Lombardia region, (among best 3 for Spumante. Champagne only from French.

Classic method. Italian Spumante better. Perlage-chain of bubbles. )

Franciacorta Spumante, 12.5%, DOCG, Brut, good with crab and shrimp before or

after. (Chardonnay + white Pinot) berlucchi, can be a blend of several years

together. Clean, dry.

 

Toscana, isola Delba, Valle di Lazzaro, IGT, stefano farkas, Rosato, 2012, 13%.

Cerasuolo, between intensity, thick viscosity intense, persistent, plants,

fruity, persistent. 10-12 euro


What Giovanni emphasized about the general wine culture in Italy is that most Italians aren’t drinking wine in excess. They enjoy taking in the quality and flavor of a fine wine with and after meals in a very romanticized way. This was something I appreciated and really enjoyed.

Several days we took trips throughout the city to enotecas-local wine shops that had shop keepers often with the expertise that Giovanni had. He was personal friends with each of the owners of the shops we visited. These shops always provided samples of a specialty wine as well as some little food items that the shop sold. It was an advertisement for the shops as much as it was for our educational experience. One of the wine shops we visited had an enormous cellar with hundreds of expensive wines lining the walls from each of the Italian wine regions. I went here to buy a sweet white wine I enjoyed called Soave.

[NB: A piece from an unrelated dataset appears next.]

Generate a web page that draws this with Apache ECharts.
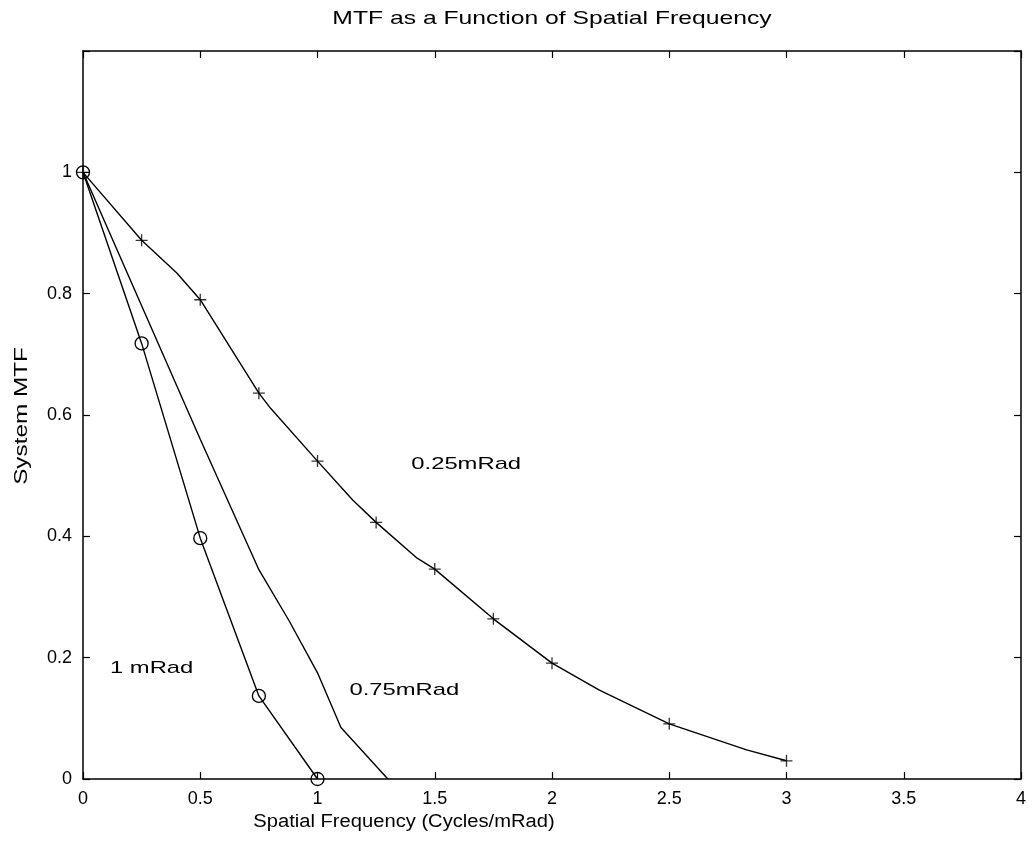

My favorite memory of the class is an optional field trip we took on a Friday to a vineyard that belonged to a friend of Giovanni about a half hour away from Florence, but where you could still see the Cathedral in the distance. The vineyard once belonged to the Machiavelli family; Machiavelli being of course one of the more famous political philosophers in world history, and from Italy. Works of his are surveyed in just about every political science course I have ever taken. the owner of this vineyard had this land in his family for many generations. He was a cheery, nice, and upbeat guy who had a wife from the US. Early in his life he was a stock broker, and he claimed to have made so much money that he didn’t know what to do with it. But he abandoned that cushy career because he did not truly enjoy the work. He truly loved making wine, and made a decent living of it in this small vineyard, known nationally for some of its red Chianti wine that it crafted. I found this very admirable and inspiring. In wine and culture class fashion, they provided us with a host of gourmet appetizers and wines directly from the vineyard. I was so impressed with what I was having, that I bought a bottle of the Chianti, as well as some olive oil used traditionally for dipping bread in. The vineyard also served as a kind of bed and breakfast, where wealthy travelers stayed occasionally to just live on the vineyard, eating all of this gourmet food and sampling this incredible wine. A pool was on the side of the estate. He showed us some of his grape vines, and led us into his ancient cellars, explaining some of the little intricacies of making his wine.

Leaving the vineyard,  we walked back to where a bus would pick us up, but not before Giovanni took us across the street to overlook a valley which down the way had an American cemetery dedicated to some of the fallen from the allied campaign in Italy during WWII. Being an amateur WWII connoisseur, I could not have been more moved by the big American flag waving half way across the world from its home.

When I tell people I took a wine and culture class, they laugh because of how easy and fun it sounds. And for the most part, it was very easy when you showed up and just tried. But I did have to write a hand written, 10 page paper, single spaced about the various wines of Tuscany. The exams were also full of multiple choice questions about qualities and characteristics of wine that without some prior reading I would have had no clue about. Each exam included a blind taste, where each of us had to describe the wines by smell and taste, which included a guess of what the wine was. So yes, the class was incredibly enjoyable and a unique cultural experience. I could not have been more satisfied with my choice, and am now an amateur wine snob back in the States. It was by no means a blow off class. But it definitely beat taking a renaissance art class.